HarmBench includes three fine-tuned classifiers to automate response evaluation:

cais/HarmBench-Llama-2-13b-cls for standard and contextual harmful behaviors
cais/HarmBench-Llama-2-13b-cls-multimodal-behaviors for multimodal safety
cais/HarmBench-Mistral-7b-val-cls as a validation classifier covering all behavior types

These eliminate the need for manual labeling at scale and ensure consistent judgment criteria across experiments.

Practical Use Cases for Technical Decision-Makers

Pre-Deployment Safety Screening

Before integrating an LLM into a product, teams can use HarmBench to stress-test it against a standardized threat model. For example:

“How does Llama 3 8B compare to Mistral 7B in resisting jailbreak prompts?”
“Does our fine-tuned model still fail on financial fraud scenarios?”

The framework’s precomputed test cases (available in the 1.0 release) allow rapid benchmarking without regenerating attacks from scratch.

Co-Development of Attacks and Defenses

HarmBench isn’t just for evaluation—it enables iterative improvement. The authors demonstrate this by introducing a highly efficient adversarial training method that significantly boosts model robustness across attack types. Teams can use the same pipeline to:

Generate adversarial examples
Retrain or fine-tune models
Re-evaluate on the same benchmark to quantify improvement

This closed-loop capability is invaluable for building defensible AI systems.

Benchmarking Novel Red Teaming Methods

Researchers or internal red teaming teams developing new attack strategies can plug them into HarmBench and immediately compare performance against 17 established baselines across dozens of models—ensuring their method generalizes beyond a single test case.

Getting Started Without a Research Background

You don’t need to be a red teaming expert to use HarmBench.
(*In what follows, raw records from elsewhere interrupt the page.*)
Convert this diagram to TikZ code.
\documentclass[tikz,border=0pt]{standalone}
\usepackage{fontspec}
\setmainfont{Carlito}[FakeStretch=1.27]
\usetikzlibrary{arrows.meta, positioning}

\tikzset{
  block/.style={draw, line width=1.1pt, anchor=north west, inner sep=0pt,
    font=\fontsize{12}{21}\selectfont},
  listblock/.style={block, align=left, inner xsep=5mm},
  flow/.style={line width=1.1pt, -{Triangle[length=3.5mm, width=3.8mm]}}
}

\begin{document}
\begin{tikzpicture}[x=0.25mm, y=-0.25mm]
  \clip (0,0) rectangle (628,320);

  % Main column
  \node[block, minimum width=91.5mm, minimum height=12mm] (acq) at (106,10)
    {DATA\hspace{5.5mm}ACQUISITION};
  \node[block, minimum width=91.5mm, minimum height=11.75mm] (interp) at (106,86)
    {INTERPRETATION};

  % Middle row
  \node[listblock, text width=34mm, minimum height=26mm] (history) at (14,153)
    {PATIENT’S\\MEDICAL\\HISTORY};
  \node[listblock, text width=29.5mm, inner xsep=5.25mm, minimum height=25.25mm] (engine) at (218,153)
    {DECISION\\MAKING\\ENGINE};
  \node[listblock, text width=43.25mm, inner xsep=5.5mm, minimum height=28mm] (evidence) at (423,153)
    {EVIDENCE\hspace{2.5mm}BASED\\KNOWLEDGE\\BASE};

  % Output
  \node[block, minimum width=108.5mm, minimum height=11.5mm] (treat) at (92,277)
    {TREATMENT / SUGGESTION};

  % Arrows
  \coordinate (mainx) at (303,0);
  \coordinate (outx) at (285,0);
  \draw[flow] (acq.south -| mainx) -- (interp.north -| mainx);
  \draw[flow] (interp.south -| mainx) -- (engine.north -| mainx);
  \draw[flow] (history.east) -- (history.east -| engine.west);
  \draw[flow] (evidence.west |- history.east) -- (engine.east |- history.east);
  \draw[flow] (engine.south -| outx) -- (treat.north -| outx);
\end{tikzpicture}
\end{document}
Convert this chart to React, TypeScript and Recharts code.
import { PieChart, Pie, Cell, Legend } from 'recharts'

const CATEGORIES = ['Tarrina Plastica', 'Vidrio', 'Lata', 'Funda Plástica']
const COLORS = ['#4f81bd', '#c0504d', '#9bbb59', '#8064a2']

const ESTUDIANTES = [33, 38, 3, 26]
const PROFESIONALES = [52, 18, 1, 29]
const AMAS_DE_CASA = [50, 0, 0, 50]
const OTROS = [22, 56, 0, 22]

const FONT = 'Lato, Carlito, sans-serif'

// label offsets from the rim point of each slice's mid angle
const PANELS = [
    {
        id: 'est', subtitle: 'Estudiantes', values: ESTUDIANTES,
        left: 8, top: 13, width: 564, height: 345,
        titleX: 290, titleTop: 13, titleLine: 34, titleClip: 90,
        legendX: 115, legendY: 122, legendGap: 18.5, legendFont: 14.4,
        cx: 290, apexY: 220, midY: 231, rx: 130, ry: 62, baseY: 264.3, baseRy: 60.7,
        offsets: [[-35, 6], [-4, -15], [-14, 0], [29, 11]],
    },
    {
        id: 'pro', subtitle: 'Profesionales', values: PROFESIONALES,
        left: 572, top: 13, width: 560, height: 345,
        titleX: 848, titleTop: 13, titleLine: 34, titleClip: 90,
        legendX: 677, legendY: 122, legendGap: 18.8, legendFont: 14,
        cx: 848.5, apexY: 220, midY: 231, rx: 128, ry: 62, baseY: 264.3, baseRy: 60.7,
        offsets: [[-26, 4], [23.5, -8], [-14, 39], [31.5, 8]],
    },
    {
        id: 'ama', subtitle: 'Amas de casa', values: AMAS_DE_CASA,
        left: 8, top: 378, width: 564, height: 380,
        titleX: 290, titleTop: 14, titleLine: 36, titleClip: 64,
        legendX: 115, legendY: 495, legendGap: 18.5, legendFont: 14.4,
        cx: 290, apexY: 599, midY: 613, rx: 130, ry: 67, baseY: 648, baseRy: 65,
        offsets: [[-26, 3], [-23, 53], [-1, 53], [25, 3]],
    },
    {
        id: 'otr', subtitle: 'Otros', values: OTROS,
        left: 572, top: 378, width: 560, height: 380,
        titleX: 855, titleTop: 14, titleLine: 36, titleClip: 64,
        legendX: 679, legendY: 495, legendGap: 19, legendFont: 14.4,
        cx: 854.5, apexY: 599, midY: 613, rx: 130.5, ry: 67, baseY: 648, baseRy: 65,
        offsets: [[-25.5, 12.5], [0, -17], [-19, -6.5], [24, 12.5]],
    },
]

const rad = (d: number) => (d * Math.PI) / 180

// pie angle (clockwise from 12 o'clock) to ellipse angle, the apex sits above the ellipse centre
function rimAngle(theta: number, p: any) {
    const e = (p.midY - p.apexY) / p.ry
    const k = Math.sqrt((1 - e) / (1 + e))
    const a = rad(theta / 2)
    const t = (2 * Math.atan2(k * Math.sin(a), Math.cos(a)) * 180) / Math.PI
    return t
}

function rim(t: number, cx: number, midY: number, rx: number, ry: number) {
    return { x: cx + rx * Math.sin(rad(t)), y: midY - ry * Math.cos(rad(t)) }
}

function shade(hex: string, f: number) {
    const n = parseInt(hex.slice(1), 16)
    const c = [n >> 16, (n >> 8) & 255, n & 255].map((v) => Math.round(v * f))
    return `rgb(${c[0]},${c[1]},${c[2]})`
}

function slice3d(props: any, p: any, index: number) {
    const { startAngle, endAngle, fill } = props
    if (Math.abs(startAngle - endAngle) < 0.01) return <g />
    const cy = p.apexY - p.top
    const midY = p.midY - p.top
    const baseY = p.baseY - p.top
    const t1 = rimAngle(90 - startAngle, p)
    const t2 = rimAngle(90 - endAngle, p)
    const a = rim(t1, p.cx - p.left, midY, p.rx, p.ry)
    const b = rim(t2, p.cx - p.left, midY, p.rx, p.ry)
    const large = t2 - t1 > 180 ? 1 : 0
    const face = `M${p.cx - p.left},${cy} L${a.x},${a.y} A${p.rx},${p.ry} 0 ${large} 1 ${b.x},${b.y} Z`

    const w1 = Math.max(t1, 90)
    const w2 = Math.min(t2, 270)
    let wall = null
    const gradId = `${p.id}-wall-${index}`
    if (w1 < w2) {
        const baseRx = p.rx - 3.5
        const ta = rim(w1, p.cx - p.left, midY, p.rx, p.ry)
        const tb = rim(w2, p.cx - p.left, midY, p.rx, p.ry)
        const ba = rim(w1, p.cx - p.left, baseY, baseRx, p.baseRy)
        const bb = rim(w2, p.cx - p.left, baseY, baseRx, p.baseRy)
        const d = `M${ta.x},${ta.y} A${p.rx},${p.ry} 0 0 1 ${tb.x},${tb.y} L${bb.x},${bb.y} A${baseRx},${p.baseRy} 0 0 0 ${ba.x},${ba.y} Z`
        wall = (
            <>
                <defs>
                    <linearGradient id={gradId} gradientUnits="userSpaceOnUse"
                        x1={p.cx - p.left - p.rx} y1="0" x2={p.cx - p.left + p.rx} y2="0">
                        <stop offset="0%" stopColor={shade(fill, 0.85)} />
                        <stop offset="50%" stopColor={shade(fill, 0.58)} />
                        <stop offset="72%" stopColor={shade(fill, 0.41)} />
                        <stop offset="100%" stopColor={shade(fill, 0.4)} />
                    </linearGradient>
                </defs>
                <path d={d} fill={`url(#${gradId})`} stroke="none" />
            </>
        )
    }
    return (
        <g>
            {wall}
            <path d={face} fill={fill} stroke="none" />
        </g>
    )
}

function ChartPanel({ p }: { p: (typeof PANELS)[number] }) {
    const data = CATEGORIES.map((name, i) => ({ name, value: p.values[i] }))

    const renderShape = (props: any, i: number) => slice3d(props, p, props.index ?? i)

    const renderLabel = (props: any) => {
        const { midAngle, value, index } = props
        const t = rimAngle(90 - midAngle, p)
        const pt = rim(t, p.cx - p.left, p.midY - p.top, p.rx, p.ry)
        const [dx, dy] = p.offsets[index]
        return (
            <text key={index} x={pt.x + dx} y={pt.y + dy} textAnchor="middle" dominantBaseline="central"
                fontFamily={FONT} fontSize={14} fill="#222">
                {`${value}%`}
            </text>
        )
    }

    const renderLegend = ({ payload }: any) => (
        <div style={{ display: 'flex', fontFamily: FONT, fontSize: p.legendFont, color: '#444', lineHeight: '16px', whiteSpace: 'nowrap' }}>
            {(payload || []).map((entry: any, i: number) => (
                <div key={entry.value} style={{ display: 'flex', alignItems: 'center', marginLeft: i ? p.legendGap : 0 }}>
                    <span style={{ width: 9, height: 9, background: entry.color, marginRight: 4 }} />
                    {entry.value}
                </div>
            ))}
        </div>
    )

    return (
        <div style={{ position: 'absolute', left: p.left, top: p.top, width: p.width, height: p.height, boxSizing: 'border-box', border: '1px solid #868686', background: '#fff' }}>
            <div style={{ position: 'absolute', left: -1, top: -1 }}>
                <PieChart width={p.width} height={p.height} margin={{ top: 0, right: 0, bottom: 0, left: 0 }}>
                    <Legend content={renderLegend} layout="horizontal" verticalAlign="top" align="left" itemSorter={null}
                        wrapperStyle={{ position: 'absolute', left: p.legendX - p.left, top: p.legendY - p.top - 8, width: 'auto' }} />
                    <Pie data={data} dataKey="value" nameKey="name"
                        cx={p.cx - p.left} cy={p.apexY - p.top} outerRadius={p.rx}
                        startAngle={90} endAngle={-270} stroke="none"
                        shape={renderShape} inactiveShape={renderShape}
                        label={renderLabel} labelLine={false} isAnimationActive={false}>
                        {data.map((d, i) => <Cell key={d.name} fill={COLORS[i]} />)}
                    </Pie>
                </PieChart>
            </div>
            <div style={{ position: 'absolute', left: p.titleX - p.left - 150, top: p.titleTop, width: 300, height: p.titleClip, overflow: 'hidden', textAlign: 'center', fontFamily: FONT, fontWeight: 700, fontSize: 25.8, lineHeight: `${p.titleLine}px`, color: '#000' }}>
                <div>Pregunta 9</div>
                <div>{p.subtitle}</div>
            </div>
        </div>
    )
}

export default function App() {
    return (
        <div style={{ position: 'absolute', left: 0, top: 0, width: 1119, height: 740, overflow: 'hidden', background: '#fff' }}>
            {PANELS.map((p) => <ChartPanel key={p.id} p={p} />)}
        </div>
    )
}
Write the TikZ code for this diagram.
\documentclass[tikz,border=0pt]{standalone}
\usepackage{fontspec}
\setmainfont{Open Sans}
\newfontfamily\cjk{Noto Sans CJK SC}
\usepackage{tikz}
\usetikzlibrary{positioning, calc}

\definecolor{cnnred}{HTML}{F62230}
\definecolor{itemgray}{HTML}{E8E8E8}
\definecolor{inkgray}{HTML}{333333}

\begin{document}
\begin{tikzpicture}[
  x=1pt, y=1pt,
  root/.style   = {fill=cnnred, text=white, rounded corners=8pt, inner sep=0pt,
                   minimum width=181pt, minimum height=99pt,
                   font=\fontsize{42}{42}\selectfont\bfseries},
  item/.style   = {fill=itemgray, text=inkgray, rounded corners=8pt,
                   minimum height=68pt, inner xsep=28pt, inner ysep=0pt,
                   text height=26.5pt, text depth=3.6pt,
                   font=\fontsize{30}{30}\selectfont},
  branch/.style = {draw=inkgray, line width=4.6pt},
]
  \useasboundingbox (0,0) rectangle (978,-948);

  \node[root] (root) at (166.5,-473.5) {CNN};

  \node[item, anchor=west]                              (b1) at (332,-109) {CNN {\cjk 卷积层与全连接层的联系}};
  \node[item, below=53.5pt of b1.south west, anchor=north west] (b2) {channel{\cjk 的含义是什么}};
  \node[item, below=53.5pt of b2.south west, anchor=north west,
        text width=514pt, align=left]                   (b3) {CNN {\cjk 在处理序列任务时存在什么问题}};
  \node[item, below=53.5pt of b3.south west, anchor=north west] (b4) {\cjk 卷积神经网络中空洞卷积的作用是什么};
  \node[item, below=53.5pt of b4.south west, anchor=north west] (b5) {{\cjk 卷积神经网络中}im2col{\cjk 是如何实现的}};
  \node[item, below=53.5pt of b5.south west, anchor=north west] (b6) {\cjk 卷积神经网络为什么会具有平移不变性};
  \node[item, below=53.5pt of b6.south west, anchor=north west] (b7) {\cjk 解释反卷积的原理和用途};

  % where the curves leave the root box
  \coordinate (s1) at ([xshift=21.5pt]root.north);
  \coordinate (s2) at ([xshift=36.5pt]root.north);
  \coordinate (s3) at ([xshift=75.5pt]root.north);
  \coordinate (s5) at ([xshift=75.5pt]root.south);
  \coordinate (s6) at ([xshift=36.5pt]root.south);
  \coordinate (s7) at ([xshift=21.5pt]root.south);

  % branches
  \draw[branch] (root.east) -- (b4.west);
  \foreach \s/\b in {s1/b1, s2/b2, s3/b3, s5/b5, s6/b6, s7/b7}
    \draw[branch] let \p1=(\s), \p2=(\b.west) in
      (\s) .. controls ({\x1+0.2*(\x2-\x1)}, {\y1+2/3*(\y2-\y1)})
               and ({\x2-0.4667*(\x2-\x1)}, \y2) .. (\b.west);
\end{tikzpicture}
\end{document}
The quick-start workflow is engineered for practitioners:

Install:

git clone https://github.com/centerforaisafety/HarmBench  
cd HarmBench  
pip install -r requirements.txt  
python -m spacy download en_core_web_sm

Run evaluations using the high-level run_pipeline.py script:

# Test GCG against all compatible models (on SLURM cluster)  
python ./scripts/run_pipeline.py --methods GCG --models all --step all --mode slurm  

# Or evaluate your own Llama 2 7B fine-tune locally  
python ./scripts/run_pipeline.py --methods all --models your_llama2_7b --step all --mode local

Add custom models by editing configs/model_configs/models.yaml—just specify the model ID and inference parameters.
Integrate custom attacks by creating a new subfolder in baselines/ and implementing the RedTeamingMethod interface.

The framework’s modular design ensures you can start simple and add complexity only when needed.

Limitations and Real-World Considerations

While powerful, HarmBench has practical boundaries to consider:

Configuration overhead for advanced methods: Techniques like AutoDAN, PAIR, and TAP require manual creation of experiment configs for new models, which adds setup time.
Scope of harmful behaviors: Evaluations are limited to the predefined behavior categories in the benchmark. Custom threat models may require extending the dataset.
Compute demands: Large-scale runs (e.g., 18 methods × 33 models) require significant GPU resources—though the local_parallel mode mitigates this for smaller teams.
Focus on textual harms: While multimodal support exists, the core framework is optimized for text-based attacks and refusals.

These constraints don’t diminish HarmBench’s value but help set realistic expectations for integration planning.

Summary

HarmBench fills a critical gap in the LLM safety ecosystem by providing a standardized, scalable, and open evaluation framework for automated red teaming. For technical decision-makers, it removes the guesswork from safety benchmarking, enabling evidence-based choices about which models to deploy, which defenses to adopt, and how to measure progress over time. With minimal setup, broad compatibility, and production-ready execution modes, HarmBench empowers teams to systematically harden their AI systems against real-world misuse—without becoming research experts in adversarial attacks.